4. Chers frères et sœurs, dans la joie d’appartenir à l’Eglise catholique, avec la bénédiction du Pape François, sous le manteau de Marie, notre Mère, qui intercède pour nous, ravivons notre joie et notre espérance. Faisons-le avec les paroles d’un témoin de notre temps, le Frère Christian de Chergé, prieur du Monastère de Notre-Dame de l’Atlas à Tibhérine en Algérie, qui venait souvent comme responsable de la communauté monastique trappiste installée à Fès avant d’être transférée à Mildelt. A Pâques 1995, ici, il écrivait. « Après avoir énuméré les noms les plus beaux de Dieu - paix, lumière, miséricorde, vie, amour – Lui dire ‘Tu’ signifie s’engager dans la plus folle des aventures, le plus risquée, la plus heureuse. Cela signifie continuer à espérer à partir de rien d’autre que Toi. Toi, Seigneur, notre espérance : alors dans notre cœur s’ouvre un chemin, une piste de félicité. Toi, L’inespéré, qui nous vient comme un ‘bonjour’ bouleversant… ».

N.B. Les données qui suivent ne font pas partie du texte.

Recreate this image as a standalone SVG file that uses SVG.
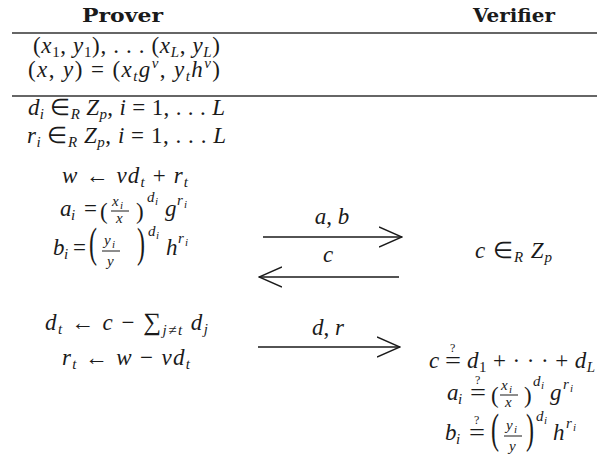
<svg xmlns="http://www.w3.org/2000/svg" width="597" height="461" viewBox="0 0 597 461">
<style>
.m{font-family:"Liberation Serif",serif;font-size:23px;fill:#1a1a1a}
.i{font-style:italic}
.s{font-size:15px}
.ss{font-size:11px}
.q{font-size:12px}
.h{font-family:"DejaVu Serif",serif;font-weight:bold;font-size:18px;fill:#1a1a1a}
.rule{stroke:#333;stroke-width:1.5}
.bar{stroke:#1a1a1a;stroke-width:1}
.arr{stroke:#1a1a1a;stroke-width:1.4;fill:none;marker-end:url(#head)}
</style>
<defs>
<marker id="head" viewBox="0 0 24 22" refX="23" refY="11" markerWidth="24" markerHeight="22" markerUnits="userSpaceOnUse" orient="auto">
<path d="M0,1 L23,11 L0,21" fill="none" stroke="#1a1a1a" stroke-width="1.4"/>
</marker>
</defs>
<rect width="597" height="461" fill="#fff"/>

<g id="header-prover">
<text class="h" x="82" y="22" textLength="81" lengthAdjust="spacingAndGlyphs">Prover</text>
</g>
<g id="header-verifier">
<text class="h" x="473" y="22" textLength="82" lengthAdjust="spacingAndGlyphs">Verifier</text>
</g>
<g id="rules">
<line class="rule" x1="12" y1="33" x2="597" y2="33"/>
<line class="rule" x1="12" y1="96" x2="597" y2="96"/>
</g>

<g id="prover-setup">
<text class="m" x="33" y="53" textLength="187" lengthAdjust="spacing">(<tspan class="i">x</tspan><tspan class="s" dy="4">1</tspan><tspan dy="-4">, </tspan><tspan class="i">y</tspan><tspan class="s" dy="4">1</tspan><tspan dy="-4">), . . . (</tspan><tspan class="i">x</tspan><tspan class="s i" dy="4">L</tspan><tspan dy="-4">, </tspan><tspan class="i">y</tspan><tspan class="s i" dy="4">L</tspan><tspan dy="-4">)</tspan></text>
<text class="m" x="28" y="77" textLength="192" lengthAdjust="spacing">(<tspan class="i">x</tspan>, <tspan class="i">y</tspan>) = (<tspan class="i">x</tspan><tspan class="s i" dy="4">t</tspan><tspan class="i" dy="-4">g</tspan><tspan class="s i" dy="-9">v</tspan><tspan dy="9">, </tspan><tspan class="i">y</tspan><tspan class="s i" dy="4">t</tspan><tspan class="i" dy="-4">h</tspan><tspan class="s i" dy="-9">v</tspan><tspan dy="9">)</tspan></text>
</g>

<g id="prover-commit">
<text class="m" x="28" y="115" textLength="197" lengthAdjust="spacing"><tspan class="i">d</tspan><tspan class="s i" dy="4">i</tspan><tspan dy="-4"> ∈</tspan><tspan class="s i" dy="4">R</tspan><tspan class="i" dy="-4"> Z</tspan><tspan class="s i" dy="4">p</tspan><tspan dy="-4">, </tspan><tspan class="i">i</tspan> = 1, . . . <tspan class="i">L</tspan></text>
<text class="m" x="27" y="143" textLength="199" lengthAdjust="spacing"><tspan class="i">r</tspan><tspan class="s i" dy="4">i</tspan><tspan dy="-4"> ∈</tspan><tspan class="s i" dy="4">R</tspan><tspan class="i" dy="-4"> Z</tspan><tspan class="s i" dy="4">p</tspan><tspan dy="-4">, </tspan><tspan class="i">i</tspan> = 1, . . . <tspan class="i">L</tspan></text>
<text class="m" x="62" y="183" textLength="126" lengthAdjust="spacing"><tspan class="i">w</tspan> ← <tspan class="i">v</tspan><tspan class="i">d</tspan><tspan class="s i" dy="4">t</tspan><tspan dy="-4"> + </tspan><tspan class="i">r</tspan><tspan class="s i" dy="4">t</tspan></text>
<!-- a_i row -->
<text class="m i" x="60" y="216">a</text><text class="m s i" x="71" y="220">i</text>
<text class="m" x="84" y="216">=</text>
<text class="m" x="100" y="219">(</text>
<text class="m s i" x="112" y="206">x</text><text class="m ss i" x="120" y="209">i</text>
<line class="bar" x1="111" y1="211" x2="129" y2="211"/>
<text class="m s i" x="116" y="223">x</text>
<text class="m" x="136" y="219">)</text>
<text class="m s i" x="147" y="202">d</text><text class="m ss i" x="155" y="205">i</text>
<text class="m i" x="165" y="216">g</text>
<text class="m s i" x="177" y="205">r</text><text class="m ss i" x="184" y="208">i</text>
<!-- b_i row -->
<text class="m i" x="53" y="255">b</text><text class="m s i" x="64" y="259">i</text>
<text class="m" x="73" y="255">=</text>
<text class="m" style="font-size:24px" transform="translate(89,257) scale(1,1.75)">(</text>
<text class="m s i" x="104" y="245">y</text><text class="m ss i" x="112" y="248">i</text>
<line class="bar" x1="102" y1="251" x2="120" y2="251"/>
<text class="m s i" x="107" y="266">y</text>
<text class="m" style="font-size:24px" transform="translate(137,257) scale(1,1.75)">)</text>
<text class="m s i" x="148" y="236">d</text><text class="m ss i" x="156" y="239">i</text>
<text class="m i" x="166" y="255">h</text>
<text class="m s i" x="178" y="243">r</text><text class="m ss i" x="185" y="246">i</text>
</g>

<g id="verifier-challenge">
<text class="m" x="475" y="258" textLength="77" lengthAdjust="spacing"><tspan class="i">c</tspan> ∈<tspan class="s i" dy="4">R</tspan><tspan class="i" dy="-4"> Z</tspan><tspan class="s i" dy="4">p</tspan></text>
</g>

<g id="prover-response">
<text class="m" x="45" y="330" textLength="163" lengthAdjust="spacing"><tspan class="i">d</tspan><tspan class="s i" dy="4">t</tspan><tspan dy="-4"> ← </tspan><tspan class="i">c</tspan> − <tspan style="font-size:25px">∑</tspan><tspan class="s i" dy="5">j</tspan><tspan class="s">≠</tspan><tspan class="s i">t</tspan><tspan class="i" dy="-5"> d</tspan><tspan class="s i" dy="4">j</tspan></text>
<text class="m" x="62" y="365" textLength="128" lengthAdjust="spacing"><tspan class="i">r</tspan><tspan class="s i" dy="4">t</tspan><tspan dy="-4"> ← </tspan><tspan class="i">w</tspan> − <tspan class="i">v</tspan><tspan class="i">d</tspan><tspan class="s i" dy="4">t</tspan></text>
</g>

<g id="verifier-check">
<text class="m i" x="429" y="368">c</text>
<text class="m" x="445" y="368" textLength="16" lengthAdjust="spacingAndGlyphs">=</text><text class="m q" x="450" y="352">?</text>
<text class="m" x="467" y="368" textLength="128" lengthAdjust="spacing"><tspan class="i">d</tspan><tspan class="s" dy="4">1</tspan><tspan dy="-4"> + · · · + </tspan><tspan class="i">d</tspan><tspan class="s i" dy="4">L</tspan></text>
<!-- a_i check -->
<text class="m i" x="447" y="400">a</text><text class="m s i" x="458" y="404">i</text>
<text class="m" x="470" y="400" textLength="16" lengthAdjust="spacingAndGlyphs">=</text><text class="m q" x="475" y="384">?</text>
<text class="m" x="491" y="403">(</text>
<text class="m s i" x="501" y="390">x</text><text class="m ss i" x="509" y="393">i</text>
<line class="bar" x1="500" y1="395" x2="518" y2="395"/>
<text class="m s i" x="505" y="407">x</text>
<text class="m" x="524" y="403">)</text>
<text class="m s i" x="533" y="386">d</text><text class="m ss i" x="541" y="389">i</text>
<text class="m i" x="550" y="400">g</text>
<text class="m s i" x="563" y="389">r</text><text class="m ss i" x="570" y="392">i</text>
<!-- b_i check -->
<text class="m i" x="445" y="440">b</text><text class="m s i" x="456" y="444">i</text>
<text class="m" x="469" y="440" textLength="16" lengthAdjust="spacingAndGlyphs">=</text><text class="m q" x="474" y="424">?</text>
<text class="m" style="font-size:24px" transform="translate(491,443) scale(1,1.75)">(</text>
<text class="m s i" x="506" y="430">y</text><text class="m ss i" x="514" y="433">i</text>
<line class="bar" x1="504" y1="436" x2="522" y2="436"/>
<text class="m s i" x="509" y="451">y</text>
<text class="m" style="font-size:24px" transform="translate(526,443) scale(1,1.75)">)</text>
<text class="m s i" x="536" y="421">d</text><text class="m ss i" x="544" y="424">i</text>
<text class="m i" x="553" y="440">h</text>
<text class="m s i" x="566" y="428">r</text><text class="m ss i" x="573" y="431">i</text>
</g>

<g id="connectors">
<line class="arr" x1="263" y1="237" x2="402" y2="237"/>
<text class="m" x="332" y="224" text-anchor="middle"><tspan class="i">a</tspan>, <tspan class="i">b</tspan></text>
<line class="arr" x1="399" y1="277" x2="259" y2="277"/>
<text class="m i" x="328" y="262" text-anchor="middle">c</text>
<line class="arr" x1="258" y1="347" x2="400" y2="347"/>
<text class="m" x="328" y="335" text-anchor="middle"><tspan class="i">d</tspan>, <tspan class="i">r</tspan></text>
</g>
</svg>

Dans un autre texte : « L’Esprit-Saint est toujours avec qui prend Marie avec lui. Il est bon que l’Eglise mette le mystère de la Visitation toujours plus au cœur de cette ‘hâte’ qui porte vers l’‘autre’ (c’est-à-dire vers tout être humain). La mission sous l’action de l’Esprit-Saint est la confluence de deux grâces, l’une accordée à l’envoyé, l’autre à l’appelé…Le chrétien s’efforce de lire ce que Dieu dit à travers la personne du non-chrétien, il s’efforce aussi d’être lui-même avec sa communauté un signe visible, une parole la plus claire possible de Dieu le Père, Fils et Esprit…Le Royaume de Dieu est ici, au milieu de nous. Aurons-nous des cœurs de pauvres pour l’accueillir ? Cœurs de pauvres d’où peut jaillir le Magnificat répété à l’infini dans l’Eucharistie ». Amen.